For each line below that includes the word "this", make a copy.

- INFORMATION GIVEN:
....

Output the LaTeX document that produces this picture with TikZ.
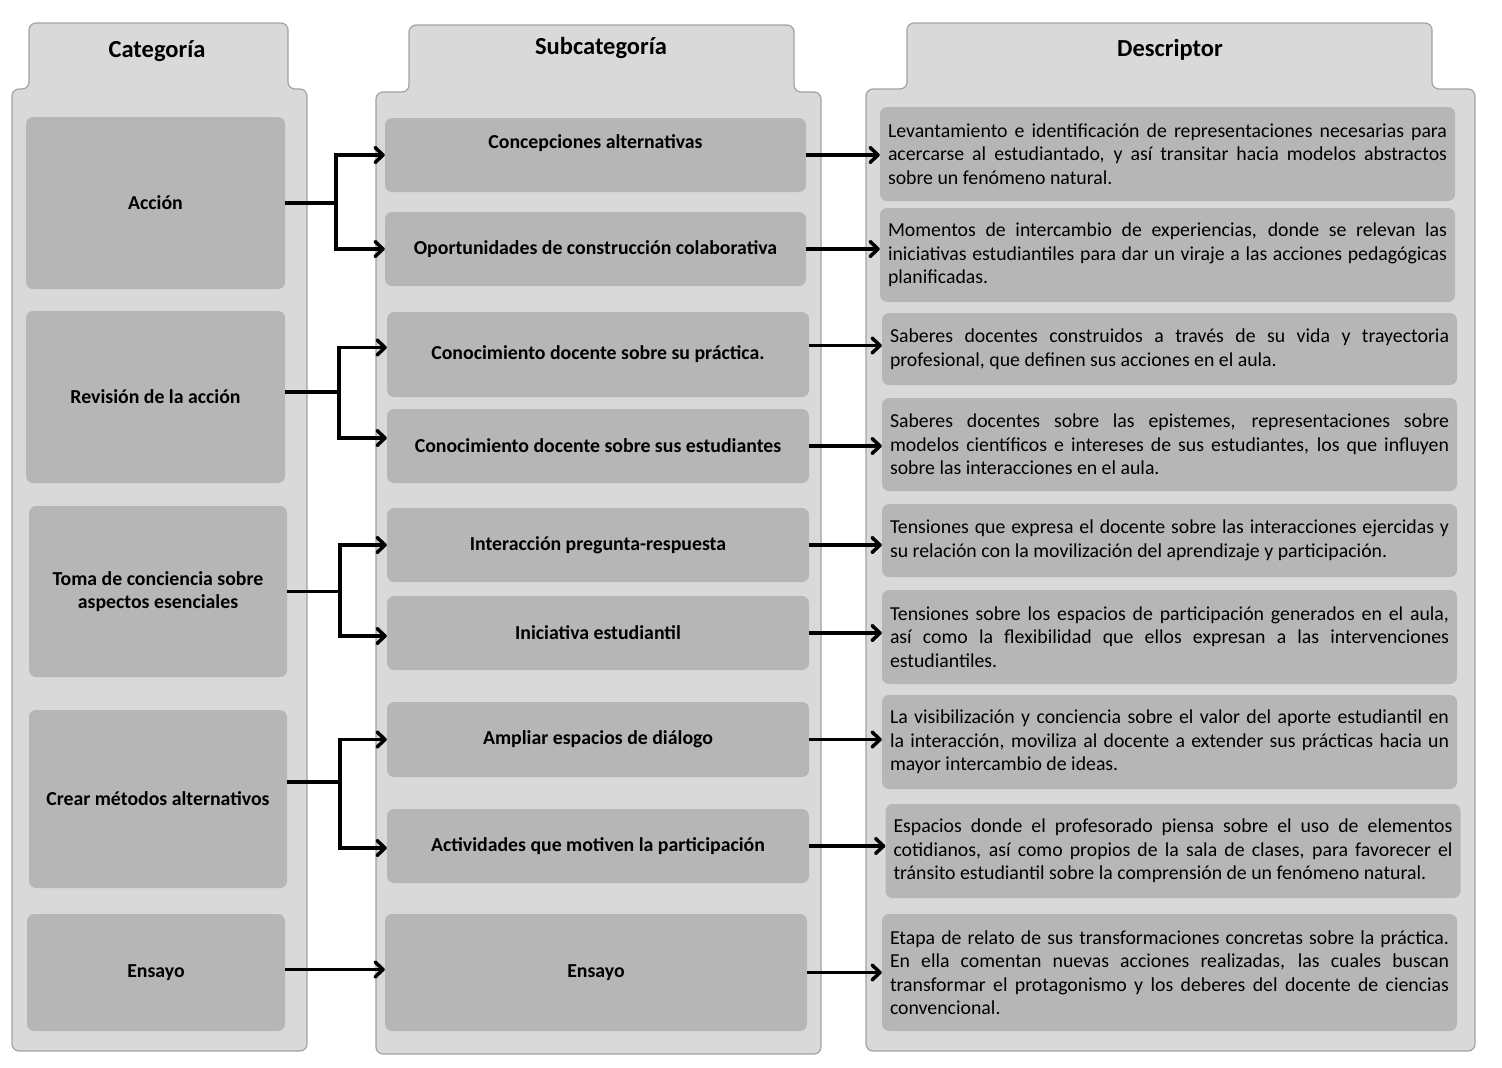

....

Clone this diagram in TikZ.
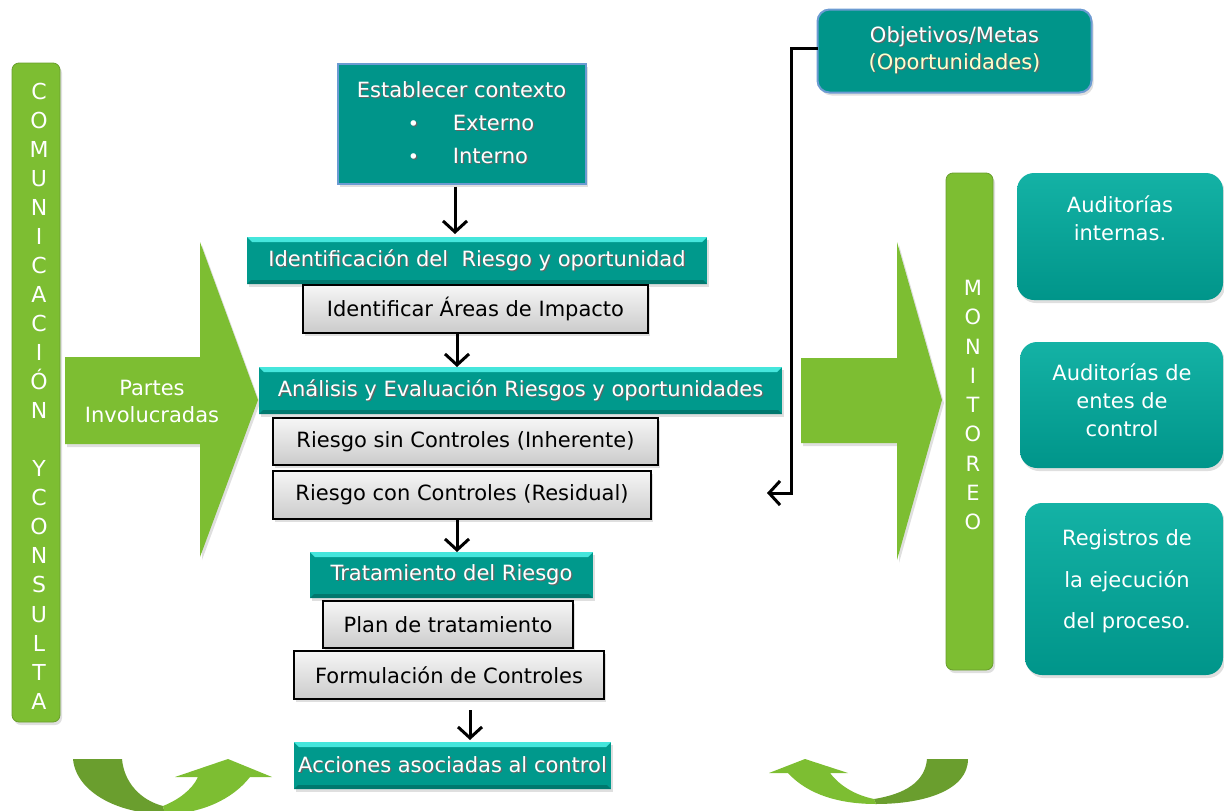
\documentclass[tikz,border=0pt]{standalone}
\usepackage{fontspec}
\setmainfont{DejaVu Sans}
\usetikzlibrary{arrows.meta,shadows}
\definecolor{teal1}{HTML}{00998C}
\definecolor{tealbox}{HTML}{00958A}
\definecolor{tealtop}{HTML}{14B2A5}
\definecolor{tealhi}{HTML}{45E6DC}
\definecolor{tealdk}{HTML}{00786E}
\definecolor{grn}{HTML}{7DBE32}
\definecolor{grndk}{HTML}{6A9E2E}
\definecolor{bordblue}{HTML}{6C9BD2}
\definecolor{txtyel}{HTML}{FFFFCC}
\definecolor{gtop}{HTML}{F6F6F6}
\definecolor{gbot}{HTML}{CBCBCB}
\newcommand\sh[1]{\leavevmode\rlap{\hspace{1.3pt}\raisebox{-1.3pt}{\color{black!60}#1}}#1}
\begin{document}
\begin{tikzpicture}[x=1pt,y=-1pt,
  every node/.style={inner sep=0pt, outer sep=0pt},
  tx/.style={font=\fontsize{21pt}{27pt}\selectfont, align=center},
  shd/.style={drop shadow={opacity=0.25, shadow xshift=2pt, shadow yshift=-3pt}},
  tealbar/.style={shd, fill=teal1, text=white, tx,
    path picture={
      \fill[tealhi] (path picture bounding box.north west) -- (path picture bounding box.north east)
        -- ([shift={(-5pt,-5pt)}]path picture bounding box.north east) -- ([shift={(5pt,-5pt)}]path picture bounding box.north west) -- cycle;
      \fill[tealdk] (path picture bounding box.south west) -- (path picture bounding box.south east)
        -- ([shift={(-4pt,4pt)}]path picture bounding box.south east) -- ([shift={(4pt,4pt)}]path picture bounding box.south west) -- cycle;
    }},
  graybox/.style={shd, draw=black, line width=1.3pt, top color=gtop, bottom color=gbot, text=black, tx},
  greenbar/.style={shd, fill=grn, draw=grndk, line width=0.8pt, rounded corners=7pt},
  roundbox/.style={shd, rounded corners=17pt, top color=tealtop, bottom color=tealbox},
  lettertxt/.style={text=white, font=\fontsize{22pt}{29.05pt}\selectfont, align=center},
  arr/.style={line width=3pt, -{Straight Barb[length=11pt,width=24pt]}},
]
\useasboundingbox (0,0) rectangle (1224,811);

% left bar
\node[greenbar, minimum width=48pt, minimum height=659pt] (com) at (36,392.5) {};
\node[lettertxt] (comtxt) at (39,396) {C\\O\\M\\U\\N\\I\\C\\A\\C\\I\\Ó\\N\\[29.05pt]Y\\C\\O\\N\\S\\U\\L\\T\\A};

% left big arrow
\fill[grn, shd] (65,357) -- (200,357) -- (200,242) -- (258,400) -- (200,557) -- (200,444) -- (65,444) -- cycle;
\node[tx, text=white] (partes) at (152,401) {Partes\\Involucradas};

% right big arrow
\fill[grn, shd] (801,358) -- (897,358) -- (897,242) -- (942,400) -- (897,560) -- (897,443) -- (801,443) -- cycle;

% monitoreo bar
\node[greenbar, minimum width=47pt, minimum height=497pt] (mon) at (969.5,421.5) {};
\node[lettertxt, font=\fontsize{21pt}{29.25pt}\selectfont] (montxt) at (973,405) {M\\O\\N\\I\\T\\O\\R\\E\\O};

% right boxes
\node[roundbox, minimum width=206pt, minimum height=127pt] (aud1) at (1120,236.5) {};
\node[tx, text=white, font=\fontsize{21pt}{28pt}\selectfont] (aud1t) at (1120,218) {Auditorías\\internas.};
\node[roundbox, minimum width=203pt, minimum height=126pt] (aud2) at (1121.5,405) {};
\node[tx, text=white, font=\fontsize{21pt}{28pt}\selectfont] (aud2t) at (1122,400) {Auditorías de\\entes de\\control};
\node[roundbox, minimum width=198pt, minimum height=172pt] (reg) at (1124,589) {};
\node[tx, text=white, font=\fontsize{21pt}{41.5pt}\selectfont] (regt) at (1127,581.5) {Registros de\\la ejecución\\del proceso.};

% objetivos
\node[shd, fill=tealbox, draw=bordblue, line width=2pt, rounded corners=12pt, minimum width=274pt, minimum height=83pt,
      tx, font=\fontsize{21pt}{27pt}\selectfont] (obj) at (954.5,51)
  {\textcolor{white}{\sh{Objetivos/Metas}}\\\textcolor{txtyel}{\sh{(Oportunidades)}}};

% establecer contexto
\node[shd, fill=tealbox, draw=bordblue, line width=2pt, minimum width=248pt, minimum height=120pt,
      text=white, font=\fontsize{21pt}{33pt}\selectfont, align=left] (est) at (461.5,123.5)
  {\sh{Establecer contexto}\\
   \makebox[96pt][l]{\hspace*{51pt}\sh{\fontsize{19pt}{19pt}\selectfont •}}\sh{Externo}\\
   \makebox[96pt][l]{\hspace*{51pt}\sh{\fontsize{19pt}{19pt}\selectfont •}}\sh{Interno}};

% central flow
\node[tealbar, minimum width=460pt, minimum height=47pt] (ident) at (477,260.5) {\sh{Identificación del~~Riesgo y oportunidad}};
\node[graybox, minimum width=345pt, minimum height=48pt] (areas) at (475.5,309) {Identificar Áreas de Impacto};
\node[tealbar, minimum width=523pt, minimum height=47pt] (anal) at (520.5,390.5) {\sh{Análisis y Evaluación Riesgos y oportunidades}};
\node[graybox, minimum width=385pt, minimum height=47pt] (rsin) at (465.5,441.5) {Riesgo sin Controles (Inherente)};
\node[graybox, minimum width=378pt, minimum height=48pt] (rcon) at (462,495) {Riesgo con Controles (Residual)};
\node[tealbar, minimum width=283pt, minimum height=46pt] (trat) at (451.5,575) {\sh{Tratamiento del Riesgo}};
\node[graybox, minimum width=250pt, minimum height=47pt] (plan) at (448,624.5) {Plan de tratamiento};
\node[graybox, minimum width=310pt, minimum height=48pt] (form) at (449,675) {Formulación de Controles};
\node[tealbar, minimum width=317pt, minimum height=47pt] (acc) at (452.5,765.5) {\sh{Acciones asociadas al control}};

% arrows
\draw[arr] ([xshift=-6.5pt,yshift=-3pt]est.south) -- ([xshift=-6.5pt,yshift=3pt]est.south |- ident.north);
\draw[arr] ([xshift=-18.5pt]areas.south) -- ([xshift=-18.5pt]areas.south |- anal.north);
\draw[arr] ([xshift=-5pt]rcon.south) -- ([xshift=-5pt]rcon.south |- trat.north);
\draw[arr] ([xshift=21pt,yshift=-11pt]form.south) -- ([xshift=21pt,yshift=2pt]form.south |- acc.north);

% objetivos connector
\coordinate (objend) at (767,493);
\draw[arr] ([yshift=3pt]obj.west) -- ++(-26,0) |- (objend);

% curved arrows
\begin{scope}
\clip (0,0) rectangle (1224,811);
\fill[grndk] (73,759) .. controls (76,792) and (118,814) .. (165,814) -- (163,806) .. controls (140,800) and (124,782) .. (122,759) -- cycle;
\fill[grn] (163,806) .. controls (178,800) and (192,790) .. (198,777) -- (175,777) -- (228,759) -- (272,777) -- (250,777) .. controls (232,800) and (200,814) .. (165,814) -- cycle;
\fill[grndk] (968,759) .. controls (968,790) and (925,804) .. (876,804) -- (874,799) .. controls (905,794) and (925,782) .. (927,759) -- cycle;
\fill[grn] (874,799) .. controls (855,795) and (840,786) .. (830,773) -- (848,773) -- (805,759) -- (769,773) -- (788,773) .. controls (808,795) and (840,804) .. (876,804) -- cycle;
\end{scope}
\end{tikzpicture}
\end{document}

....

- PROBLEM SOLUTION:
Output the LaTeX document that produces this picture with TikZ.
Clone this diagram in TikZ.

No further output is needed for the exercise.